Is DNA the future of large-scale digital storage?

A group of US scientists have encoded a 53,000-word e-book – including 11 images and a computer program – entirely in DNA. It means DNA could become a future option for storing large amounts of data.

This is the largest amount of data stored artificially using chemically synthesised deoxyribonucleic acid – or DNA.

The book, program and images had to be converted to a sequence of 5.27 million zeroes and ones, which ended up as 54,898 strands of nucleotides – the main component of DNA.

After the information was encoded, drops of DNA were attached to a solid surface known as a microarray chip. These chips were kept at four degrees Celsius for three months before being dissolved and sequenced to re-read the data.

Each copy of each strand was sequenced up to 3,000 times to check the reliability of the information. There were only 10 read errors – and multiple copies of each block of data were synthesised as part of the project to help correct this.

Decoded

The book can be decoded using DNA sequencing techniques commonly available in university-level science laboratories and hospitals.

The three researchers from Harvard Medical School stated in an article published in Science that “DNA is among the most dense and stable information media known”. The biological molecules that make up DNA will always be able to be read without becoming obsolete.

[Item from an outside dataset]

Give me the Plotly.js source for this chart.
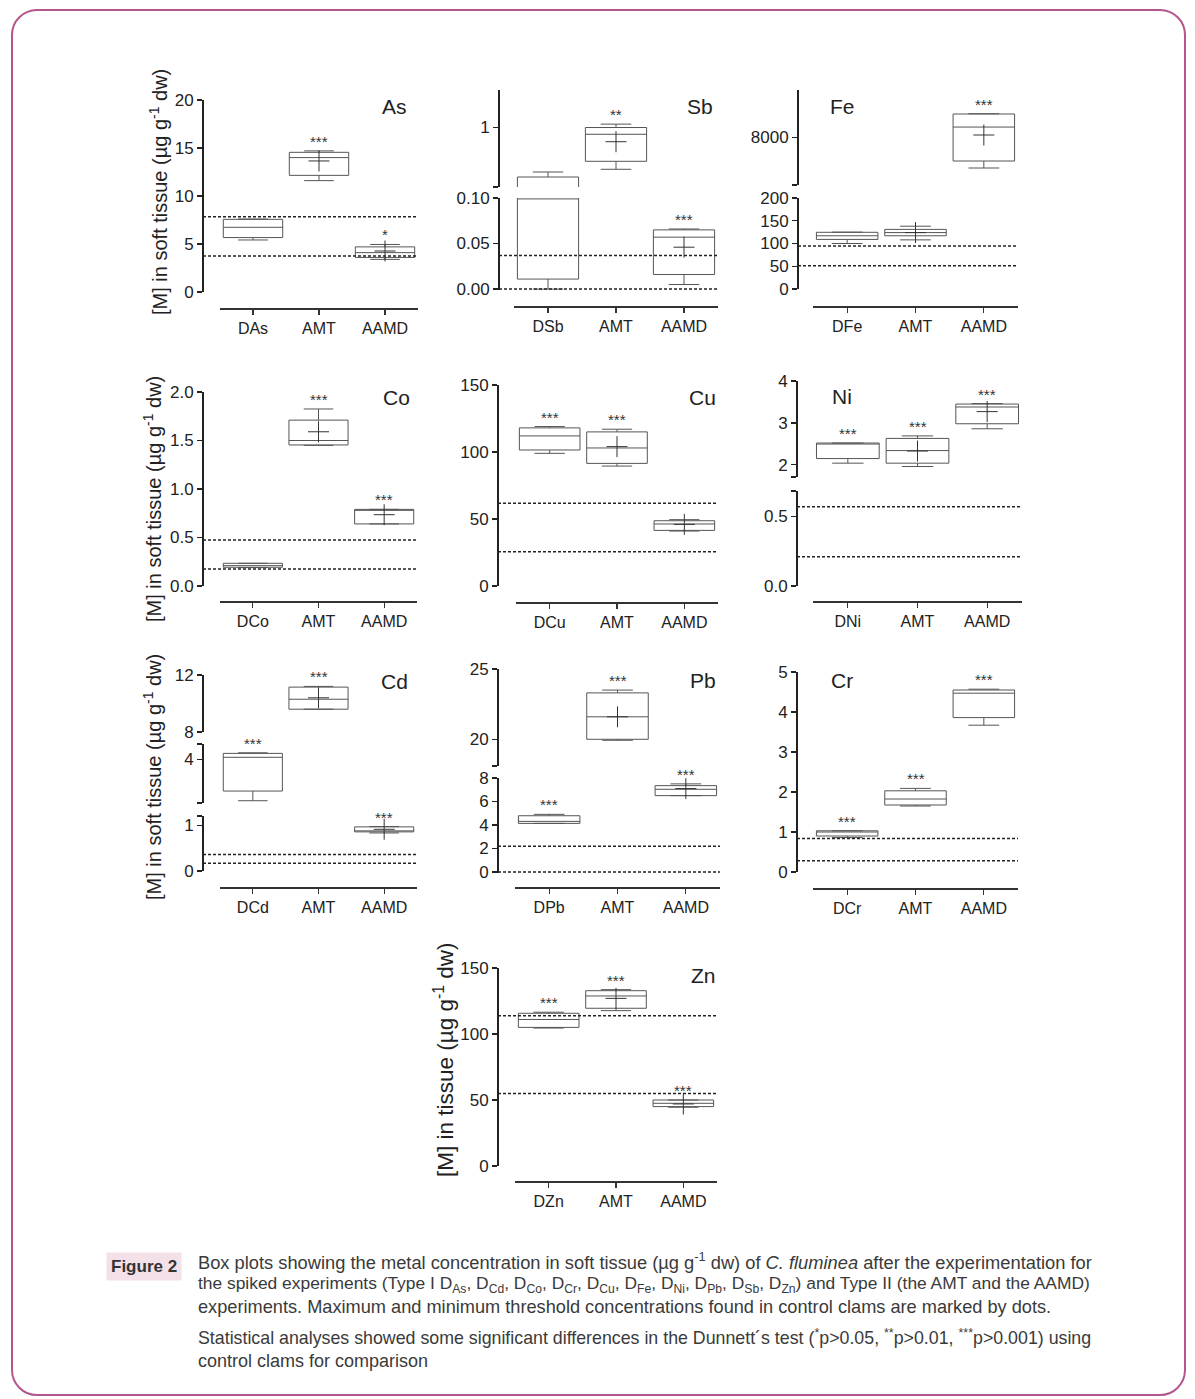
<!DOCTYPE html>
<html>
<head>
<meta charset="utf-8">
<script src="https://cdn.plot.ly/plotly-3.0.1.min.js"></script>
<style>
  html, body { margin: 0; padding: 0; background: #fff; }
  #wrap { position: relative; width: 1195px; height: 1399px; }
  #chart { position: absolute; left: 0; top: 0; width: 1195px; height: 1399px; }
  #frame { position: absolute; left: 11px; top: 9px; width: 1175px; height: 1387px; box-sizing: border-box;
           border: 2px solid #b4568b; border-radius: 26px; pointer-events: none; }
</style>
</head>
<body>
<div id="wrap"><div id="chart"></div><div id="frame"></div></div>
<script>
// ---------------- DATA ----------------
const asCats = ['DAs', 'AMT', 'AAMD'];
const asLow  = [5.42, 11.6, 3.4];
const asQ1   = [5.67, 12.15, 3.6];
const asMed  = [6.74, 14.0, 4.1];
const asQ3   = [7.57, 14.55, 4.7];
const asHigh = [7.6, 14.7, 4.95];
const asMean = [null, 13.65, 4.27];
const asSig  = ['', '***', '*'];
const asThr  = [3.75, 7.85];

const sbCats = ['DSb', 'AMT', 'AAMD'];
const sbLow  = [0.0, 0.382, 0.005];
const sbQ1   = [0.011, 0.50, 0.016];
const sbMed  = [0.099, 0.90, 0.057];
const sbQ3   = [0.268, 1.0, 0.065];
const sbHigh = [0.342, 1.05, 0.066];
const sbMean = [null, 0.79, 0.046];
const sbSig  = ['', '**', '***'];
const sbThr  = [0.0, 0.037];

const feCats = ['DFe', 'AMT', 'AAMD'];
const feLow  = [100, 108, 6716];
const feQ1   = [109, 117, 7010];
const feMed  = [117, 124, 8440];
const feQ3   = [124.6, 131, 8990];
const feHigh = [125, 138, 9000];
const feMean = [null, 124, 8105];
const feSig  = ['', '', '***'];
const feThr  = [51, 94.5];

const coCats = ['DCo', 'AMT', 'AAMD'];
const coLow  = [0.19, 1.45, 0.64];
const coQ1   = [0.193, 1.454, 0.64];
const coMed  = [0.21, 1.50, 0.785];
const coQ3   = [0.234, 1.71, 0.79];
const coHigh = [0.234, 1.825, 0.79];
const coMean = [null, 1.59, 0.735];
const coSig  = ['', '***', '***'];
const coThr  = [0.175, 0.474];

const cuCats = ['DCu', 'AMT', 'AAMD'];
const cuLow  = [99, 89.5, 41];
const cuQ1   = [101.5, 91.5, 41.5];
const cuMed  = [112, 103, 46.3];
const cuQ3   = [118, 115, 48.7];
const cuHigh = [119, 117, 49.5];
const cuMean = [null, 104, 46];
const cuSig  = ['***', '***', ''];
const cuThr  = [25.6, 61.7];

const niCats = ['DNi', 'AMT', 'AAMD'];
const niLow  = [2.04, 1.96, 2.86];
const niQ1   = [2.15, 2.04, 2.98];
const niMed  = [2.5, 2.34, 3.38];
const niQ3   = [2.52, 2.63, 3.45];
const niHigh = [2.52, 2.69, 3.46];
const niMean = [null, 2.33, 3.27];
const niSig  = ['***', '***', '***'];
const niThr  = [0.21, 0.568];

const cdCats = ['DCd', 'AMT', 'AAMD'];
const cdLow  = [1.25, 9.6, 0.83];
const cdQ1   = [1.89, 9.6, 0.854];
const cdMed  = [4.12, 10.3, 0.87];
const cdQ3   = [4.38, 11.15, 0.963];
const cdHigh = [4.42, 11.2, 0.97];
const cdMean = [null, 10.4, 0.91];
const cdSig  = ['***', '***', '***'];
const cdThr  = [0.17, 0.36];

const pbCats = ['DPb', 'AMT', 'AAMD'];
const pbLow  = [4.14, 19.93, 6.5];
const pbQ1   = [4.14, 20.0, 6.5];
const pbMed  = [4.31, 21.6, 7.04];
const pbQ3   = [4.79, 23.3, 7.35];
const pbHigh = [4.91, 23.5, 7.5];
const pbMean = [null, 21.6, 7.1];
const pbSig  = ['***', '***', '***'];
const pbThr  = [0, 2.2];

const crCats = ['DCr', 'AMT', 'AAMD'];
const crLow  = [0.86, 1.65, 3.67];
const crQ1   = [0.9, 1.675, 3.86];
const crMed  = [1.0, 1.825, 4.47];
const crQ3   = [1.03, 2.03, 4.55];
const crHigh = [1.03, 2.09, 4.57];
const crMean = [null, null, null];
const crSig  = ['***', '***', '***'];
const crThr  = [0.28, 0.84];

const znCats = ['DZn', 'AMT', 'AAMD'];
const znLow  = [104.5, 117.7, 44.5];
const znQ1   = [105, 119.5, 45];
const znMed  = [111, 128.8, 47.5];
const znQ3   = [115.7, 132.8, 50];
const znHigh = [116.5, 133.6, 50];
const znMean = [null, 127, 47];
const znSig  = ['***', '***', '***'];
const znThr  = [55, 113.9];

const panelNames = ['As', 'Sb', 'Fe', 'Co', 'Cu', 'Ni', 'Cd', 'Pb', 'Cr', 'Zn'];

// ---------------- LAYOUT GEOMETRY (pixels) ----------------
const W = 1195, H = 1399;
const FONT = 'Liberation Sans, Arial, sans-serif';
const CAPFONT = 'Liberation Sans, Arial, sans-serif';

const panels = [
  { cats: asCats, lo: asLow, q1: asQ1, med: asMed, q3: asQ3, hi: asHigh, mean: asMean, sig: asSig, thr: asThr,
    yLine: 203, xDom: [220, 418], xLine: 308, label: [395, 107],
    segs: [{ top: 100, bot: 292, range: [0, 20], ticks: [0, 5, 10, 15, 20], dec: 0, caps: [] }] },
  { cats: sbCats, lo: sbLow, q1: sbQ1, med: sbMed, q3: sbQ3, hi: sbHigh, mean: sbMean, sig: sbSig, thr: sbThr,
    yLine: 499, xDom: [514, 718], xLine: 306, label: [700, 107],
    segs: [{ top: 198, bot: 290, range: [-0.001, 0.1], ticks: [0, 0.05, 0.1], dec: 2, caps: [] },
           { top: 90, bot: 187, range: [0.12, 1.555], ticks: [1], dec: 0, caps: [0.12] }] },
  { cats: feCats, lo: feLow, q1: feQ1, med: feMed, q3: feQ3, hi: feHigh, mean: feMean, sig: feSig, thr: feThr,
    yLine: 798, xDom: [813, 1018], xLine: 306, label: [842, 106],
    segs: [{ top: 198, bot: 289, range: [0, 200], ticks: [0, 50, 100, 150, 200], dec: 0, caps: [] },
           { top: 90, bot: 185, range: [6000, 10000], ticks: [8000], dec: 0, caps: [6000] }] },
  { cats: coCats, lo: coLow, q1: coQ1, med: coMed, q3: coQ3, hi: coHigh, mean: coMean, sig: coSig, thr: coThr,
    yLine: 203, xDom: [220, 417], xLine: 601, label: [396, 398],
    segs: [{ top: 392, bot: 586, range: [0, 2], ticks: [0, 0.5, 1, 1.5, 2], dec: 1, caps: [] }] },
  { cats: cuCats, lo: cuLow, q1: cuQ1, med: cuMed, q3: cuQ3, hi: cuHigh, mean: cuMean, sig: cuSig, thr: cuThr,
    yLine: 498, xDom: [516, 718], xLine: 602, label: [702, 397],
    segs: [{ top: 385, bot: 586, range: [0, 150], ticks: [0, 50, 100, 150], dec: 0, caps: [] }] },
  { cats: niCats, lo: niLow, q1: niQ1, med: niMed, q3: niQ3, hi: niHigh, mean: niMean, sig: niSig, thr: niThr,
    yLine: 797, xDom: [813, 1022], xLine: 601, label: [842, 396],
    segs: [{ top: 491, bot: 586, range: [0, 0.68], ticks: [0, 0.5], dec: 1, caps: [0.68] },
           { top: 381, bot: 477, range: [1.71, 4], ticks: [2, 3, 4], dec: 0, caps: [1.71] }] },
  { cats: cdCats, lo: cdLow, q1: cdQ1, med: cdMed, q3: cdQ3, hi: cdHigh, mean: cdMean, sig: cdSig, thr: cdThr,
    yLine: 203, xDom: [220, 417], xLine: 887, label: [395, 681],
    segs: [{ top: 816, bot: 871, range: [0, 1.2], ticks: [0, 1], dec: 0, caps: [1.2] },
           { top: 744, bot: 803, range: [1.1, 5], ticks: [4], dec: 0, caps: [1.1, 5] },
           { top: 675, bot: 732, range: [8, 12], ticks: [8, 12], dec: 0, caps: [] }] },
  { cats: pbCats, lo: pbLow, q1: pbQ1, med: pbMed, q3: pbQ3, hi: pbHigh, mean: pbMean, sig: pbSig, thr: pbThr,
    yLine: 498, xDom: [515, 720], xLine: 887, label: [703, 680],
    segs: [{ top: 778, bot: 873, range: [-0.08, 8], ticks: [0, 2, 4, 6, 8], dec: 0, caps: [] },
           { top: 669, bot: 766, range: [18.1, 25], ticks: [20, 25], dec: 0, caps: [18.1] }] },
  { cats: crCats, lo: crLow, q1: crQ1, med: crMed, q3: crQ3, hi: crHigh, mean: crMean, sig: crSig, thr: crThr,
    yLine: 797, xDom: [813, 1018], xLine: 888, label: [842, 680],
    segs: [{ top: 672, bot: 872, range: [0, 5], ticks: [0, 1, 2, 3, 4, 5], dec: 0, caps: [] }] },
  { cats: znCats, lo: znLow, q1: znQ1, med: znMed, q3: znQ3, hi: znHigh, mean: znMean, sig: znSig, thr: znThr,
    yLine: 498, xDom: [515, 717], xLine: 1181, label: [703, 975],
    segs: [{ top: 968, bot: 1166, range: [0, 150], ticks: [0, 50, 100, 150], dec: 0, caps: [] }] }
];

const px = v => v / W;
const py = v => 1 - v / H;

const traces = [];
const shapes = [];
const annotations = [];
const layout = {
  width: W, height: H,
  margin: { l: 0, r: 0, t: 0, b: 0, pad: 0 },
  paper_bgcolor: '#ffffff', plot_bgcolor: 'rgba(0,0,0,0)',
  showlegend: false, boxgap: 0.1, boxgroupgap: 0, boxmode: 'overlay',
  font: { family: FONT, color: '#222' }
};

const inRange = (v, r) => v !== null && v !== undefined && v >= r[0] && v <= r[1];

let yCount = 0;
panels.forEach((p, pi) => {
  const xn = pi === 0 ? '' : String(pi + 1);
  const xref = 'x' + xn;
  layout['xaxis' + xn] = {
    domain: [px(p.xDom[0]), px(p.xDom[1])], anchor: 'free', position: py(p.xLine),
    type: 'category', range: [-0.5, 2.5], showline: true, linecolor: '#333', linewidth: 1.5,
    ticks: 'outside', ticklen: 5, tickwidth: 1.2, tickcolor: '#333',
    tickfont: { family: FONT, size: 16, color: '#222' },
    showgrid: false, zeroline: false, fixedrange: true
  };
  p.segs.forEach(s => {
    yCount++;
    const yn = yCount === 1 ? '' : String(yCount);
    s.yref = 'y' + yn;
    const vals = s.ticks.concat(s.caps);
    const texts = s.ticks.map(t => t.toFixed(s.dec)).concat(s.caps.map(() => ''));
    layout['yaxis' + yn] = {
      domain: [py(s.bot), py(s.top)], anchor: 'free', position: px(p.yLine),
      range: s.range, tickmode: 'array', tickvals: vals, ticktext: texts,
      showline: true, linecolor: '#222', linewidth: 2,
      ticks: 'outside', ticklen: 5, tickwidth: 1.2, tickcolor: '#222',
      tickfont: { family: FONT, size: 17, color: '#222' },
      showgrid: false, zeroline: false, fixedrange: true
    };
    traces.push({
      type: 'box', x: p.cats, q1: p.q1, median: p.med, q3: p.q3,
      lowerfence: p.lo, upperfence: p.hi, boxpoints: false,
      xaxis: xref, yaxis: s.yref,
      line: { color: '#555', width: 1 }, fillcolor: 'rgba(0,0,0,0)',
      whiskerwidth: 0.5, hoverinfo: 'skip'
    });
    traces.push({
      type: 'scatter', mode: 'markers', x: p.cats,
      y: p.mean.map(v => inRange(v, s.range) ? v : null),
      xaxis: xref, yaxis: s.yref, cliponaxis: true,
      marker: { symbol: 'cross-thin-open', size: 15, color: '#333', line: { color: '#333', width: 1 } },
      hoverinfo: 'skip'
    });
  });
  const findSeg = v => p.segs.find(s => inRange(v, s.range)) || p.segs[0];
  p.thr.forEach(t => {
    const s = findSeg(t);
    shapes.push({
      type: 'line', xref: 'paper', yref: s.yref,
      x0: px(p.yLine), x1: px(p.xDom[1]), y0: t, y1: t,
      line: { color: '#222', width: 1.5, dash: '3px,2px' }, layer: 'above'
    });
  });
  p.sig.forEach((sg, k) => {
    if (!sg) return;
    const s = findSeg(p.hi[k]);
    annotations.push({
      xref: xref, yref: s.yref, x: k, y: p.hi[k], text: sg, showarrow: false,
      xanchor: 'center', yanchor: 'bottom', yshift: -1,
      font: { family: FONT, size: 15, color: '#333' }
    });
  });
  annotations.push({
    xref: 'paper', yref: 'paper', x: px(p.label[0]), y: py(p.label[1]),
    text: panelNames[pi], showarrow: false, xanchor: 'center', yanchor: 'middle',
    font: { family: FONT, size: 21, color: '#222' }
  });
});

// y axis titles
const yTitleSoft = '[M] in soft tissue (µg g<sup>-1</sup> dw)';
const yTitleZn = '[M] in tissue (µg g<sup>-1</sup> dw)';
[[159, 192, yTitleSoft, 20], [152, 499, yTitleSoft, 20], [152, 777, yTitleSoft, 20], [444, 1060, yTitleZn, 22.5]]
  .forEach(t => annotations.push({
    xref: 'paper', yref: 'paper', x: px(t[0]), y: py(t[1]), text: t[2], textangle: -90,
    showarrow: false, xanchor: 'center', yanchor: 'middle',
    font: { family: FONT, size: t[3], color: '#222' }
  }));

// caption
annotations.push({
  xref: 'paper', yref: 'paper', x: px(144), y: py(1266), text: '<b>Figure 2</b>', showarrow: false,
  xanchor: 'center', yanchor: 'middle', bgcolor: '#f4e0e9', borderpad: 4,
  font: { family: CAPFONT, size: 17, color: '#333' }
});
const capLines = [
  ['Box plots showing the metal concentration in soft tissue (µg g<sup>-1</sup> dw) of <i>C. fluminea</i> after the experimentation for', 1261, 18.3],
  ['the spiked experiments (Type I D<sub>As</sub>, D<sub>Cd</sub>, D<sub>Co</sub>, D<sub>Cr</sub>, D<sub>Cu</sub>, D<sub>Fe</sub>, D<sub>Ni</sub>, D<sub>Pb</sub>, D<sub>Sb</sub>, D<sub>Zn</sub>) and Type II (the AMT and the AAMD)', 1284, 17.4],
  ['experiments. Maximum and minimum threshold concentrations found in control clams are marked by dots.', 1307, 18.2],
  ['Statistical analyses showed some significant differences in the Dunnett´s test (<sup>*</sup>p&gt;0.05, <sup>**</sup>p&gt;0.01, <sup>***</sup>p&gt;0.001) using', 1337, 17.8],
  ['control clams for comparison', 1361, 18]
];
capLines.forEach(l => annotations.push({
  xref: 'paper', yref: 'paper', x: px(196), y: py(l[1]), text: l[0], showarrow: false,
  xanchor: 'left', yanchor: 'middle', align: 'left',
  font: { family: CAPFONT, size: l[2], color: '#3a3a3a' }
}));

layout.shapes = shapes;
layout.annotations = annotations;

Plotly.newPlot('chart', traces, layout, { staticPlot: true, displayModeBar: false });
</script>
</body>
</html>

The slow and costly nature of DNA sequencing is not suitable for data which has to be accessed and changed repeatedly, but this could be an effective long-term storage option for archiving large amounts of information.

Scientists estimate that one gram of DNA can store up to 455 billion gigabytes of data: more than 100 billion DVDs.

But the Harvard project did not involve any living organisms, which would have introduced a myriad of complex factors and risks, so carrying around an armful of data – literally – is still some way from becoming a reality.